Mais c’est l’érection des murs qui est l’étape la plus intéressante. Les Nùng utilisent un moule rectangulaire constitué de quatre morceaux de bois, les deux plus longs mesurant entre 1,5 et 2 mètres et les deux plus courts, environ 50 cm. Il sert à mouler des blocs de terre, mais aussi à vérifier la droiture des angles de la maison, fait savoir Thèn Xuân Vân, un maçon chevronné.
«La terre constituant nos murs est de l’argile légèrement sablonneuse, ce qui augmente sa solidité et réduit les risques de fissure. Le moule doit être parfaitement régulier, chacun mesure en général 50 cm de haut et sert à mouler des blocs de 30 cm d’épaisseur. Un mur complet mesure entre 3,5 et 3,8 m de haut», précise-t-il.
Pour qu’un mur soit lisse, après la pose de chaque bloc de terre, il faut le frapper avec une batte en bois.
«Il faut faire vite, avant que la terre ne durcisse. Dès qu’on retire le moule, il faut battre le bloc moulé avec la batte qui est de la taille d’une main. Cette action de battre la terre la rend lisse et homogène. Mais je dois reconnaître que nous les Nùng ne sommes pas aussi minutieux et adroits que les Mông», dit Thèn Xuân Vân.
Pendant que les maçons construisent les murs, les menuisiers taillent les piliers, la charpente et le plancher, qui seront érigés après que les quatre murs auront été installés.

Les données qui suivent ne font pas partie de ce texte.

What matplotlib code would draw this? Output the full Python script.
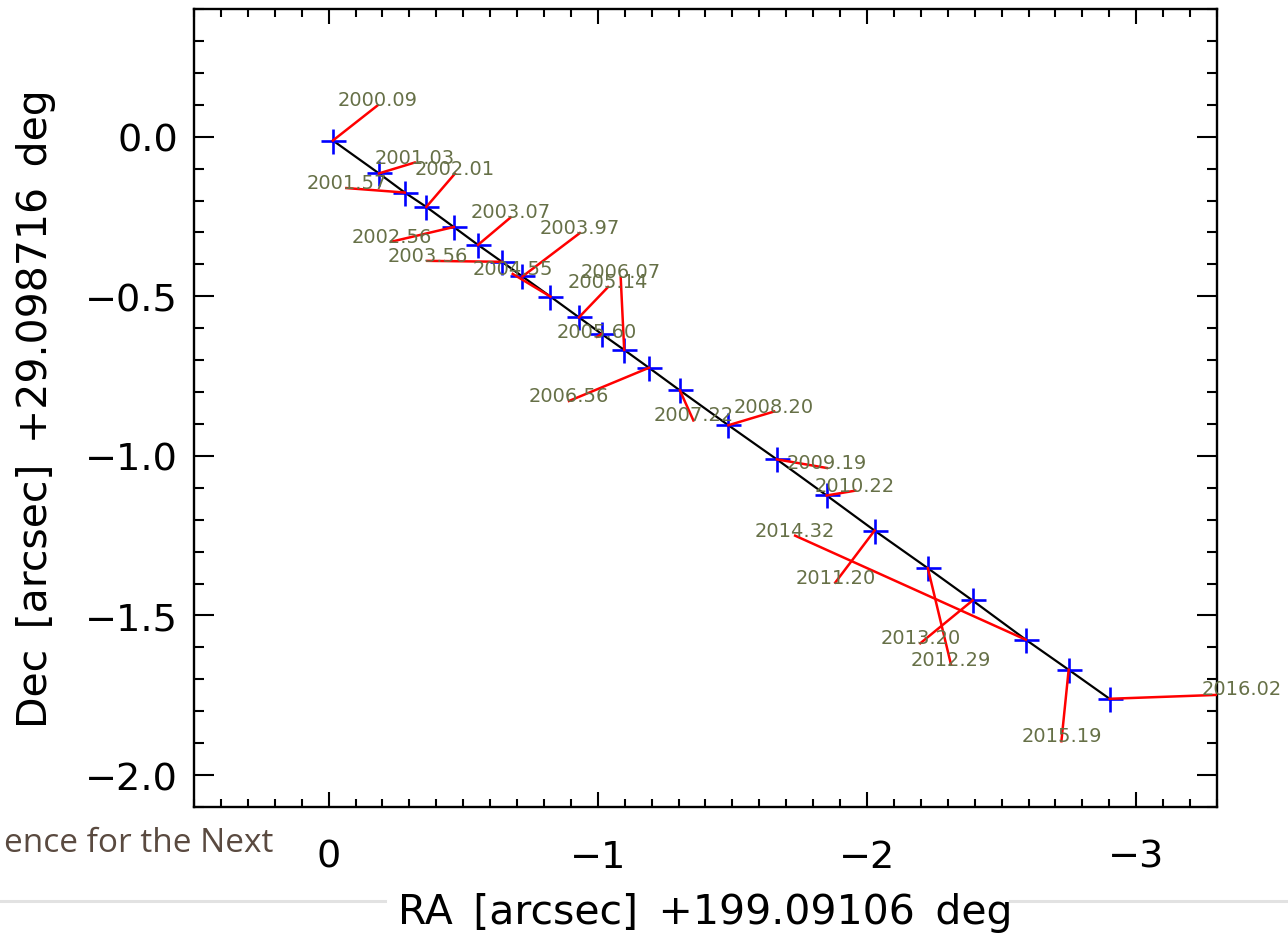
import numpy as np
import matplotlib.pyplot as plt
from matplotlib.lines import Line2D

# epochs and positions (arcsec offsets)
epochs = ["2000.09", "2001.03", "2001.57", "2002.01", "2002.56", "2003.07",
          "2003.56", "2003.97", "2004.55", "2005.14", "2005.60", "2006.07",
          "2006.56", "2007.22", "2008.20", "2009.19", "2010.22", "2011.20",
          "2012.29", "2013.20", "2014.32", "2015.19", "2016.02"]

# model positions (blue crosses)
ra_model = [-0.016, -0.187, -0.283, -0.363, -0.465, -0.555, -0.644, -0.720,
            -0.824, -0.930, -1.014, -1.098, -1.190, -1.305, -1.485, -1.665,
            -1.850, -2.028, -2.226, -2.392, -2.590, -2.749, -2.901]
dec_model = [-0.012, -0.115, -0.175, -0.220, -0.283, -0.339, -0.392, -0.438,
             -0.501, -0.566, -0.618, -0.668, -0.724, -0.795, -0.904, -1.011,
             -1.124, -1.234, -1.352, -1.453, -1.576, -1.670, -1.761]

# measured positions (ends of red lines)
ra_obs = [-0.182, -0.320, -0.066, -0.469, -0.233, -0.676, -0.367, -0.933,
          -0.684, -1.038, -0.997, -1.085, -0.893, -1.355, -1.655, -1.851,
          -1.956, -1.882, -2.312, -2.198, -1.733, -2.722, -3.392]
dec_obs = [0.098, -0.081, -0.161, -0.116, -0.329, -0.253, -0.389, -0.302,
           -0.430, -0.471, -0.627, -0.441, -0.828, -0.889, -0.861, -1.038,
           -1.109, -1.397, -1.654, -1.587, -1.250, -1.894, -1.746]

xlabel = "RA\u2002[arcsec]\u2002+199.09106\u2002deg"
ylabel = "Dec\u2002[arcsec]\u2002+29.098716\u2002deg"

fig = plt.figure(figsize=(12.88, 9.37), dpi=100)
ax = fig.add_axes([194/1288, 1-808/937, 1023/1288, 798/937])

ax.plot(ra_model, dec_model, "-", color="black", lw=1.6, zorder=2)
ax.plot(ra_model, dec_model, "+", color="blue", ms=18, mew=1.9, zorder=3)
for i in range(len(epochs)):
    ax.plot([ra_model[i], ra_obs[i]], [dec_model[i], dec_obs[i]], "-",
            color="red", lw=1.8, zorder=4)
    ax.text(ra_obs[i], dec_obs[i], epochs[i], ha="center", va="baseline",
            fontsize=14, color="#667047", clip_on=False, zorder=5)

ax.set_xlim(0.5, -3.3)
ax.set_ylim(-2.1, 0.4)
ax.set_xticks([0, -1, -2, -3])
ax.set_xticklabels(["0", "\u22121", "\u22122", "\u22123"])
ax.set_xticks(np.arange(0.5, -3.31, -0.1), minor=True)
ax.set_yticks([0.0, -0.5, -1.0, -1.5, -2.0])
ax.set_yticklabels(["0.0", "\u22120.5", "\u22121.0", "\u22121.5", "\u22122.0"])
ax.set_yticks(np.arange(0.4, -2.11, -0.1), minor=True)

for s in ax.spines.values():
    s.set_linewidth(1.7)
ax.tick_params(axis="both", which="both", direction="in", top=True, right=True,
               width=1.5, labelsize=27.5)
ax.tick_params(axis="x", which="major", length=11, pad=23)
ax.tick_params(axis="x", which="minor", length=5.5)
ax.tick_params(axis="y", which="major", length=14.5, pad=11.5)
ax.tick_params(axis="y", which="minor", length=7.2)

ax.set_xlabel(xlabel, fontsize=29.5, va="baseline")
ax.xaxis.set_label_coords(0.5, (808-924)/798)
ax.set_ylabel(ylabel, fontsize=29.5, va="baseline")
ax.yaxis.set_label_coords((47-194)/1023, 0.5)

# bits of the page behind the chart
fig.text(273/1288, 1-851.7/937, "ence for the Next", ha="right", va="baseline",
         fontsize=24, family="Open Sans", color="#5a4a40")
fig.add_artist(Line2D([0, 385/1288], [1-902/937]*2, color="#e2e2e2", lw=2.2))
fig.add_artist(Line2D([1010/1288, 1], [1-902/937]*2, color="#e2e2e2", lw=2.2))

fig.savefig("out.png", dpi=100)
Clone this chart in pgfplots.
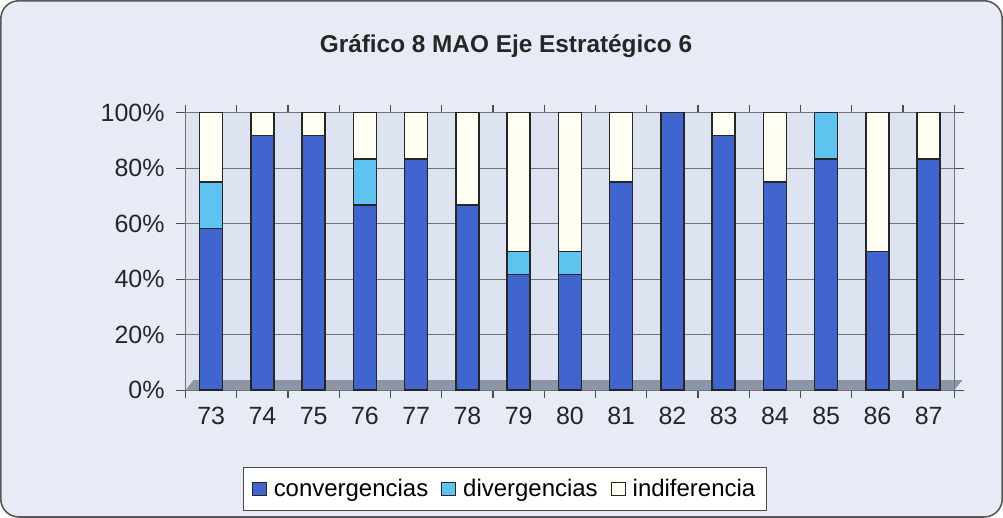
\documentclass[border=0pt]{standalone}
\usepackage{pgfplots}
\pgfplotsset{compat=1.18}
\usepackage{fontspec}
\setmainfont{Liberation Sans}
\definecolor{bgc}{HTML}{E7EBF5}
\definecolor{wallc}{HTML}{DDE3F0}
\definecolor{conv}{HTML}{4065CF}
\definecolor{div}{HTML}{5EC3EE}
\definecolor{ind}{HTML}{FFFFF3}
\definecolor{floorc}{HTML}{8C94A8}
\begin{document}
\begin{tikzpicture}
\draw[gray!70!black, line width=0.8pt, rounded corners=9pt, fill=bgc] (0,0) rectangle (501.5pt,258.5pt);
\node[font=\bfseries\fontsize{12.2}{14}\selectfont, text=black!85] at (253pt,236pt) {Gráfico 8 MAO Eje Estratégico 6};
\fill[wallc] (92.5pt,63.5pt) rectangle (477.5pt,202.5pt);
\fill[floorc] (92.5pt,63.5pt) -- (477.5pt,63.5pt) -- (481.5pt,68.5pt) -- (96.5pt,68.5pt) -- cycle;
\begin{axis}[
  at={(92.5pt,63.5pt)}, anchor=south west,
  scale only axis, width=385pt, height=139pt,
  ybar stacked, bar width=11.5pt,
  xmin=-0.5, xmax=14.5, ymin=0, ymax=100,
  xtick=data,
  xticklabels={73,74,75,76,77,78,79,80,81,82,83,84,85,86,87},
  minor xtick={-0.5,0.5,...,14.5},
  ytick={0,20,40,60,80,100},
  yticklabels={0\%,20\%,40\%,60\%,80\%,100\%},
  ymajorgrids, major grid style={black!55, line width=0.6pt},
  major x tick style={draw=none},
  minor x tick style={black!70, line width=0.6pt},
  minor tick length=4pt,
  major y tick style={black!70, line width=0.6pt},
  major tick length=5pt,
  tick align=outside,
  axis line style={black!55, line width=0.6pt},
  ticklabel style={font=\fontsize{12.5}{14}\selectfont, text=black!85},
  yticklabel style={xshift=-2pt},
  legend style={at={(0.4156,-0.356)}, anchor=center, legend columns=3,
    font=\fontsize{12}{13}\selectfont, draw=black!70, fill=white,
    inner xsep=4pt, inner ysep=3.5pt,
    nodes={inner xsep=1.5pt},
    /tikz/every odd column/.append style={column sep=2pt},
    /tikz/every even column/.append style={column sep=5pt}},
  legend image code/.code={\draw[#1, draw=black!85, line width=0.5pt] (0pt,-3.5pt) rectangle (7pt,3.5pt);},
]
\addplot[fill=conv, draw=black!85, line width=0.7pt] coordinates {(0,58.33) (1,91.67) (2,91.67) (3,66.67) (4,83.33) (5,66.67) (6,41.67) (7,41.67) (8,75) (9,100) (10,91.67) (11,75) (12,83.33) (13,50) (14,83.33)};
\addplot[fill=div, draw=black!85, line width=0.7pt] coordinates {(0,16.67) (1,0) (2,0) (3,16.67) (4,0) (5,0) (6,8.33) (7,8.33) (8,0) (9,0) (10,0) (11,0) (12,16.67) (13,0) (14,0)};
\addplot[fill=ind, draw=black!85, line width=0.7pt] coordinates {(0,25) (1,8.33) (2,8.33) (3,16.66) (4,16.67) (5,33.33) (6,50) (7,50) (8,25) (9,0) (10,8.33) (11,25) (12,0) (13,50) (14,16.67)};
\legend{convergencias,divergencias,indiferencia}
\end{axis}
\end{tikzpicture}
\end{document}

«Une maison ordinaire comprend quatre rangées de quatre grands piliers», indique M.Vân. «Pour les ériger, il faut invoquer les divinités avant l’aube. Le maître menuisier prend un bâton avec lequel il frappe les piliers et le plancher. Ensuite, tout le monde se met à assembler les pièces. Un représentant de la famille de la maîtresse de céans installe, sur le toit à droite, un bâton rouge dont un côté est couvert d’un morceau de tissu rouge. Ce bâton est creux à l’intérieur pour contenir soit une pièce d’argent, soit des grains de riz, de maïs et des billets de banque. Le tissu rouge couvre le tout. L’installation de ce bâton rituel nécessite une deuxième cérémonie de culte, avec comme offrandes un coq, douze gâteaux et un litre d’alcool», précise-t-il.
L’emménagement dans une nouvelle maison est un grand évènement qui est toujours célébré avec faste. Le maître des lieux invite les voisins, les parents proches et lointains et surtout, les anciens qui connaissent bien les us et coutumes. Ils croient que les vœux formulés par ceux-ci ont toutes les chances d’être exaucés, comme l’indique Vàng Van Thuong, responsable de la commune de Nàn San.
«Selon la tradition, les invités apportent comme cadeau un tube contenant du riz ou de l’argent. Le festin est aussi l’occasion de chants alternés et de vœux destinés au maître des lieux», dit-il.
La maison traditionnelle des Nùng de Nàn San est de forme rectangulaire avec quatre murs en terre battue. Elle comprend en général une porte principale, une porte secondaire et trois ou quatre petites fenêtres.